WHAT IS ASKED:
Extract the lines from the start through the line that holds "const yName = 'Generación", both included, omitting all images.

DATASET EXTRACT:

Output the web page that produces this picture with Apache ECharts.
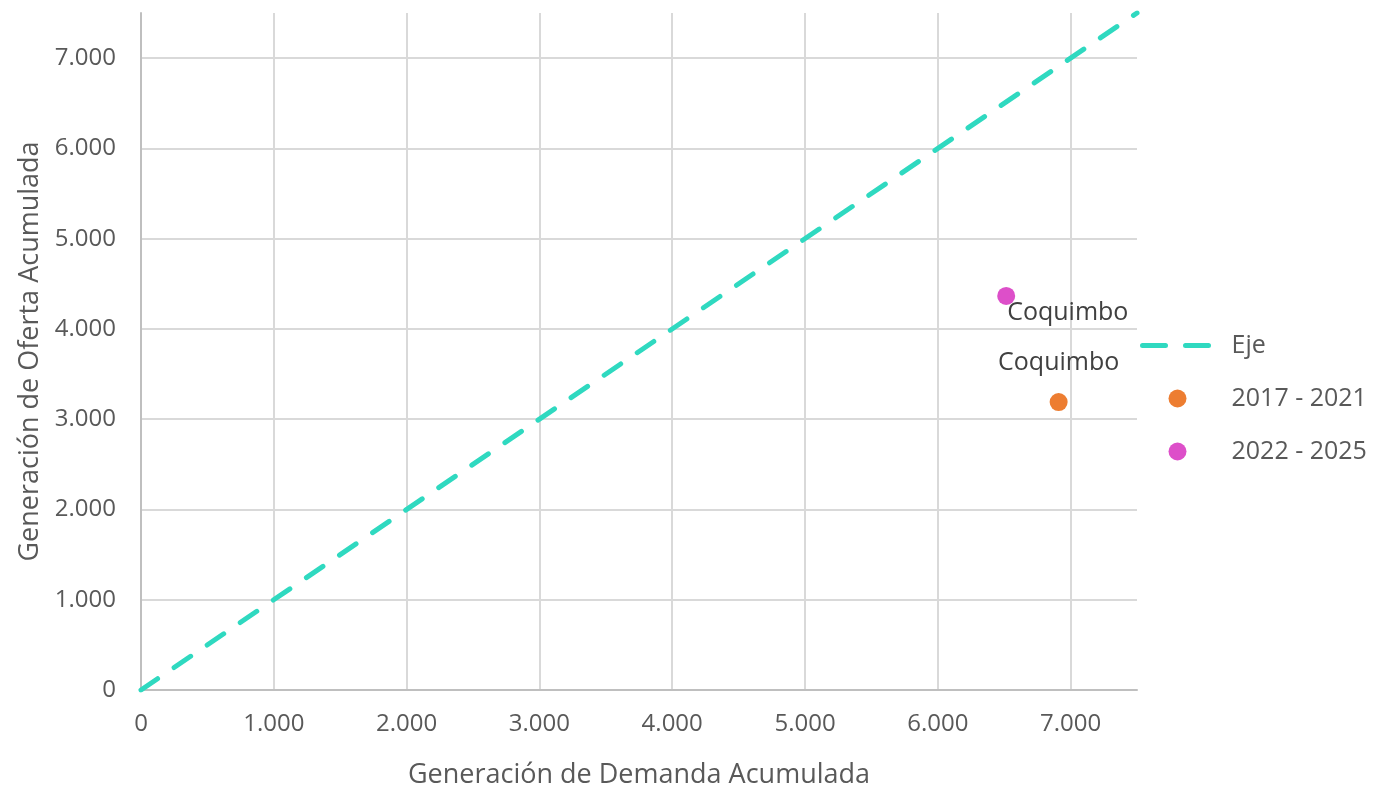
<!DOCTYPE html>
<html><head><meta charset="utf-8">
<script src="https://cdn.jsdelivr.net/npm/echarts@6/dist/echarts.min.js"></script>
<style>html,body{margin:0;padding:0;background:#fff}#c{width:1386px;height:788px}</style>
</head><body><div id="c"></div>
<script>
const ejeData = [[0, 0], [7500, 7500]];
const serie2017 = [[6910, 3190]];
const serie2022 = [[6515, 4365]];
const pointLabels = ['Coquimbo'];
const seriesNames = ['Eje', '2017 - 2021', '2022 - 2025'];
const xName = 'Generación de Demanda Acumulada';
const yName = 'Generación de Oferta Acumulada';

const font = '"Open Sans", "Noto Sans", sans-serif';
const fmt = v => v === 0 ? '0' : (v / 1000).toFixed(3);
const teal = '#2fd9c0';

const chart = echarts.init(document.getElementById('c'));
chart.setOption({
  animation: false,
  textStyle: { fontFamily: font },
  grid: { left: 141, right: 249, top: 13, bottom: 98, containLabel: false, outerBoundsMode: 'none' },
  legend: {
    orient: 'vertical', left: 1135, top: 328,
    itemWidth: 70, itemHeight: 18, itemGap: 28,
    textStyle: { fontSize: 25, color: '#595959', fontFamily: font, padding: [0, 0, 0, 14] },
    data: [
      { name: seriesNames[0], itemStyle: { opacity: 0 },
        lineStyle: { color: teal, width: 5, type: [23, 20], cap: 'round' } },
      { name: seriesNames[1], icon: 'circle' },
      { name: seriesNames[2], icon: 'circle' }
    ]
  },
  xAxis: {
    type: 'value', min: 0, max: 7500, interval: 1000,
    name: xName, nameLocation: 'middle', nameGap: 72,
    nameTextStyle: { fontSize: 27, color: '#595959', fontFamily: font },
    axisLine: { show: true, lineStyle: { color: '#bfbfbf', width: 2 } },
    axisTick: { show: false },
    axisLabel: { fontSize: 24, color: '#595959', margin: 22, formatter: fmt, showMaxLabel: false },
    splitLine: { show: true, showMaxLine: false, lineStyle: { color: '#d9d9d9', width: 2 } }
  },
  yAxis: {
    type: 'value', min: 0, max: 7500, interval: 1000,
    name: yName, nameLocation: 'middle', nameGap: 93,
    nameTextStyle: { fontSize: 27, color: '#595959', fontFamily: font },
    axisLine: { show: true, lineStyle: { color: '#bfbfbf', width: 2 } },
    axisTick: { show: false },
    axisLabel: { fontSize: 24, color: '#595959', margin: 25, formatter: fmt, showMaxLabel: false },
    splitLine: { show: true, showMaxLine: false, lineStyle: { color: '#d9d9d9', width: 2 } }
  },
  series: [
    {
      name: seriesNames[0], type: 'line', data: ejeData,
      showSymbol: false, symbol: 'none',
      lineStyle: { color: teal, width: 5, type: [20, 20], cap: 'round' },
      itemStyle: { color: teal }
    },
    {
      name: seriesNames[1], type: 'scatter', data: serie2017,
      symbolSize: 18, itemStyle: { color: '#ed7d31', opacity: 1 },
      label: {
        show: true, position: 'top', distance: 18,
        formatter: () => pointLabels[0],
        fontSize: 25, color: '#404040', fontFamily: font
      }
    },
    {
      name: seriesNames[2], type: 'scatter', data: serie2022,
      symbolSize: 18, itemStyle: { color: '#dd4fc9', opacity: 1 },
      label: {
        show: true, position: 'right', distance: 0, offset: [-8, 17],
        formatter: () => pointLabels[0],
        fontSize: 25, color: '#404040', fontFamily: font
      }
    }
  ]
});
</script></body></html>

THE COMPLETED TASK:
Output the web page that produces this picture with Apache ECharts.
<!DOCTYPE html>
<html><head><meta charset="utf-8">
<script src="https://cdn.jsdelivr.net/npm/echarts@6/dist/echarts.min.js"></script>
<style>html,body{margin:0;padding:0;background:#fff}#c{width:1386px;height:788px}</style>
</head><body><div id="c"></div>
<script>
const ejeData = [[0, 0], [7500, 7500]];
const serie2017 = [[6910, 3190]];
const serie2022 = [[6515, 4365]];
const pointLabels = ['Coquimbo'];
const seriesNames = ['Eje', '2017 - 2021', '2022 - 2025'];
const xName = 'Generación de Demanda Acumulada';
const yName = 'Generación de Oferta Acumulada';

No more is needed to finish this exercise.